# DO THIS
Are you able to quote each entry exactly as written?

# SUPPLIED RECORDS
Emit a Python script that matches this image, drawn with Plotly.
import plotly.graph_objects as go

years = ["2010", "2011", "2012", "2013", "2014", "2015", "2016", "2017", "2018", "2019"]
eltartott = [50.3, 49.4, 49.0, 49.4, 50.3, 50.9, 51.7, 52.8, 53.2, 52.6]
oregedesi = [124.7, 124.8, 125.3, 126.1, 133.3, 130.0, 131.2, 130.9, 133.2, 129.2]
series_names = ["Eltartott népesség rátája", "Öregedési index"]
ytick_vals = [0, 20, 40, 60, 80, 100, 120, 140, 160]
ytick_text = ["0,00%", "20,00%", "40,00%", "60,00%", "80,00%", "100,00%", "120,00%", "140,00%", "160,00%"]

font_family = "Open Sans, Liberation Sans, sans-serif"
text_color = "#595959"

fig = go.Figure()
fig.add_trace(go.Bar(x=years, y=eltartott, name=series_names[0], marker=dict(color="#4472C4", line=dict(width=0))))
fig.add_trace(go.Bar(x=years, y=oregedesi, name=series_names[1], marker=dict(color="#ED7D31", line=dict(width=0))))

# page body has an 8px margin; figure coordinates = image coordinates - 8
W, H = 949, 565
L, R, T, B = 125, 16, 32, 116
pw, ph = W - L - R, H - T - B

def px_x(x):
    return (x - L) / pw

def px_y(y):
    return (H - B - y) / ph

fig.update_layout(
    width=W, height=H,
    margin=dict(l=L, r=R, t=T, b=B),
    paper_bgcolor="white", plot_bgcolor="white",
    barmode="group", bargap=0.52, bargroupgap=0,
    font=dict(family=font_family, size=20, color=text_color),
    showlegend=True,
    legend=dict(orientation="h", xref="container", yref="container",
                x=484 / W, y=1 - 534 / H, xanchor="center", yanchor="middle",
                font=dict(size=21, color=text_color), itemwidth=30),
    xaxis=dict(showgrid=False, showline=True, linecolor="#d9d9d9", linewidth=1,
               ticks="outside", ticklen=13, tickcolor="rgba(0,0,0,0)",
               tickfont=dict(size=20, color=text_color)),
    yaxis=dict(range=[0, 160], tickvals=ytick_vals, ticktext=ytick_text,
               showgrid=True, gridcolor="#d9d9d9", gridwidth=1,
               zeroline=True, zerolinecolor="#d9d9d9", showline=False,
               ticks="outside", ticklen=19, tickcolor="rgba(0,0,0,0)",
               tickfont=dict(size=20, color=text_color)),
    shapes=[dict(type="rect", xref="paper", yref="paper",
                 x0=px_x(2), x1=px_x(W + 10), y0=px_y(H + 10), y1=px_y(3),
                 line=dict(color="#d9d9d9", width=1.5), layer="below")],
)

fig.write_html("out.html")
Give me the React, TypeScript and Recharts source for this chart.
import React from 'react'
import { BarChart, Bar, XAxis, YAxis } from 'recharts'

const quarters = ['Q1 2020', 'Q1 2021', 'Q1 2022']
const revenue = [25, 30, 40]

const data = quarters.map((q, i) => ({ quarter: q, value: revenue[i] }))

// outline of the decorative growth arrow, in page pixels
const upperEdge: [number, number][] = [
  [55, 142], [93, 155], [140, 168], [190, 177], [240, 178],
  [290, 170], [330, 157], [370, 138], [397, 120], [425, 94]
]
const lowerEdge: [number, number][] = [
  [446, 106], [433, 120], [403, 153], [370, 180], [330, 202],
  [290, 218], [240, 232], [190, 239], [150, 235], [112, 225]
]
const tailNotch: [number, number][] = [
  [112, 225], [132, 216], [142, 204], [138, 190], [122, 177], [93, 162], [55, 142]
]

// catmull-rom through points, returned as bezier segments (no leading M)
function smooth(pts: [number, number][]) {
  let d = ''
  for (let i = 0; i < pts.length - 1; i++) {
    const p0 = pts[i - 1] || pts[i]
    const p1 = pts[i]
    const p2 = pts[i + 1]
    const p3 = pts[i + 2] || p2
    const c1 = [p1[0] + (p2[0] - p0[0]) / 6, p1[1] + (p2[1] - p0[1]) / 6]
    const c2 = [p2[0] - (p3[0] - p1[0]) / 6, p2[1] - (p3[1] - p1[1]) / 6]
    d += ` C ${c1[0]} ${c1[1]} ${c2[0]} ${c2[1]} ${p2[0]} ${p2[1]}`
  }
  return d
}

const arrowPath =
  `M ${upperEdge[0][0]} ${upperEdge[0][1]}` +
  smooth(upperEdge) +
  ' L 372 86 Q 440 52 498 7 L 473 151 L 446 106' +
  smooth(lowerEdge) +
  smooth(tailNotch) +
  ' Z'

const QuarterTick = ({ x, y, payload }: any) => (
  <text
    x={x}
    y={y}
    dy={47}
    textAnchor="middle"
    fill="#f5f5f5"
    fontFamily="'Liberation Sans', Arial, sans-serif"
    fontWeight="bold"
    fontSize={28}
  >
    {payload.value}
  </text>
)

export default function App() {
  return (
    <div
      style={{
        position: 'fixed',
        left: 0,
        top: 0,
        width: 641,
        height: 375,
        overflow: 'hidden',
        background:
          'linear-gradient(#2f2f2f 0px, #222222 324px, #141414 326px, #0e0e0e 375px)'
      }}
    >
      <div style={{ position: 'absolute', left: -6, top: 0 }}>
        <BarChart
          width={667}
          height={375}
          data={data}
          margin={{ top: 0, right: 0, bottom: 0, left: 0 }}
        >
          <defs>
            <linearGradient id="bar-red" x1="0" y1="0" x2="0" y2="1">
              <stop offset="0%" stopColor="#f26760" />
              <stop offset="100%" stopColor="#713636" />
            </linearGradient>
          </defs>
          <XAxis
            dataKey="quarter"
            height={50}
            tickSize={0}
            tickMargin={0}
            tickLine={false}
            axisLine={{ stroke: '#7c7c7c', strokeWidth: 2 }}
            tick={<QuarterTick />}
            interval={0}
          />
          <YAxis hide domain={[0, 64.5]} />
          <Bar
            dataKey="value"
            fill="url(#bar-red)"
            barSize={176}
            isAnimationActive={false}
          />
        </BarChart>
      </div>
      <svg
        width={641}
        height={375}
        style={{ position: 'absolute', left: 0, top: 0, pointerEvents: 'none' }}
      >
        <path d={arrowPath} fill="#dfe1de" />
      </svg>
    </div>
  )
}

# SOLUTION TO THE PROBLEM
Emit a Python script that matches this image, drawn with Plotly.
import plotly.graph_objects as go

years = ["2010", "2011", "2012", "2013", "2014", "2015", "2016", "2017", "2018", "2019"]
eltartott = [50.3, 49.4, 49.0, 49.4, 50.3, 50.9, 51.7, 52.8, 53.2, 52.6]
oregedesi = [124.7, 124.8, 125.3, 126.1, 133.3, 130.0, 131.2, 130.9, 133.2, 129.2]
series_names = ["Eltartott népesség rátája", "Öregedési index"]
ytick_vals = [0, 20, 40, 60, 80, 100, 120, 140, 160]
ytick_text = ["0,00%", "20,00%", "40,00%", "60,00%", "80,00%", "100,00%", "120,00%", "140,00%", "160,00%"]

font_family = "Open Sans, Liberation Sans, sans-serif"
text_color = "#595959"

fig = go.Figure()
fig.add_trace(go.Bar(x=years, y=eltartott, name=series_names[0], marker=dict(color="#4472C4", line=dict(width=0))))
fig.add_trace(go.Bar(x=years, y=oregedesi, name=series_names[1], marker=dict(color="#ED7D31", line=dict(width=0))))

# page body has an 8px margin; figure coordinates = image coordinates - 8
W, H = 949, 565
L, R, T, B = 125, 16, 32, 116
pw, ph = W - L - R, H - T - B

def px_x(x):
    return (x - L) / pw

def px_y(y):
    return (H - B - y) / ph

fig.update_layout(
    width=W, height=H,
    margin=dict(l=L, r=R, t=T, b=B),
    paper_bgcolor="white", plot_bgcolor="white",
    barmode="group", bargap=0.52, bargroupgap=0,
    font=dict(family=font_family, size=20, color=text_color),
    showlegend=True,
    legend=dict(orientation="h", xref="container", yref="container",
                x=484 / W, y=1 - 534 / H, xanchor="center", yanchor="middle",
                font=dict(size=21, color=text_color), itemwidth=30),
    xaxis=dict(showgrid=False, showline=True, linecolor="#d9d9d9", linewidth=1,
               ticks="outside", ticklen=13, tickcolor="rgba(0,0,0,0)",
               tickfont=dict(size=20, color=text_color)),
    yaxis=dict(range=[0, 160], tickvals=ytick_vals, ticktext=ytick_text,
               showgrid=True, gridcolor="#d9d9d9", gridwidth=1,
               zeroline=True, zerolinecolor="#d9d9d9", showline=False,
               ticks="outside", ticklen=19, tickcolor="rgba(0,0,0,0)",
               tickfont=dict(size=20, color=text_color)),
    shapes=[dict(type="rect", xref="paper", yref="paper",
                 x0=px_x(2), x1=px_x(W + 10), y0=px_y(H + 10), y1=px_y(3),
                 line=dict(color="#d9d9d9", width=1.5), layer="below")],
)

fig.write_html("out.html")
Give me the React, TypeScript and Recharts source for this chart.
import React from 'react'
import { BarChart, Bar, XAxis, YAxis } from 'recharts'

const quarters = ['Q1 2020', 'Q1 2021', 'Q1 2022']
const revenue = [25, 30, 40]

const data = quarters.map((q, i) => ({ quarter: q, value: revenue[i] }))

// outline of the decorative growth arrow, in page pixels
const upperEdge: [number, number][] = [
  [55, 142], [93, 155], [140, 168], [190, 177], [240, 178],
  [290, 170], [330, 157], [370, 138], [397, 120], [425, 94]
]
const lowerEdge: [number, number][] = [
  [446, 106], [433, 120], [403, 153], [370, 180], [330, 202],
  [290, 218], [240, 232], [190, 239], [150, 235], [112, 225]
]
const tailNotch: [number, number][] = [
  [112, 225], [132, 216], [142, 204], [138, 190], [122, 177], [93, 162], [55, 142]
]

// catmull-rom through points, returned as bezier segments (no leading M)
function smooth(pts: [number, number][]) {
  let d = ''
  for (let i = 0; i < pts.length - 1; i++) {
    const p0 = pts[i - 1] || pts[i]
    const p1 = pts[i]
    const p2 = pts[i + 1]
    const p3 = pts[i + 2] || p2
    const c1 = [p1[0] + (p2[0] - p0[0]) / 6, p1[1] + (p2[1] - p0[1]) / 6]
    const c2 = [p2[0] - (p3[0] - p1[0]) / 6, p2[1] - (p3[1] - p1[1]) / 6]
    d += ` C ${c1[0]} ${c1[1]} ${c2[0]} ${c2[1]} ${p2[0]} ${p2[1]}`
  }
  return d
}

const arrowPath =
  `M ${upperEdge[0][0]} ${upperEdge[0][1]}` +
  smooth(upperEdge) +
  ' L 372 86 Q 440 52 498 7 L 473 151 L 446 106' +
  smooth(lowerEdge) +
  smooth(tailNotch) +
  ' Z'

const QuarterTick = ({ x, y, payload }: any) => (
  <text
    x={x}
    y={y}
    dy={47}
    textAnchor="middle"
    fill="#f5f5f5"
    fontFamily="'Liberation Sans', Arial, sans-serif"
    fontWeight="bold"
    fontSize={28}
  >
    {payload.value}
  </text>
)

export default function App() {
  return (
    <div
      style={{
        position: 'fixed',
        left: 0,
        top: 0,
        width: 641,
        height: 375,
        overflow: 'hidden',
        background:
          'linear-gradient(#2f2f2f 0px, #222222 324px, #141414 326px, #0e0e0e 375px)'
      }}
    >
      <div style={{ position: 'absolute', left: -6, top: 0 }}>
        <BarChart
          width={667}
          height={375}
          data={data}
          margin={{ top: 0, right: 0, bottom: 0, left: 0 }}
        >
          <defs>
            <linearGradient id="bar-red" x1="0" y1="0" x2="0" y2="1">
              <stop offset="0%" stopColor="#f26760" />
              <stop offset="100%" stopColor="#713636" />
            </linearGradient>
          </defs>
          <XAxis
            dataKey="quarter"
            height={50}
            tickSize={0}
            tickMargin={0}
            tickLine={false}
            axisLine={{ stroke: '#7c7c7c', strokeWidth: 2 }}
            tick={<QuarterTick />}
            interval={0}
          />
          <YAxis hide domain={[0, 64.5]} />
          <Bar
            dataKey="value"
            fill="url(#bar-red)"
            barSize={176}
            isAnimationActive={false}
          />
        </BarChart>
      </div>
      <svg
        width={641}
        height={375}
        style={{ position: 'absolute', left: 0, top: 0, pointerEvents: 'none' }}
      >
        <path d={arrowPath} fill="#dfe1de" />
      </svg>
    </div>
  )
}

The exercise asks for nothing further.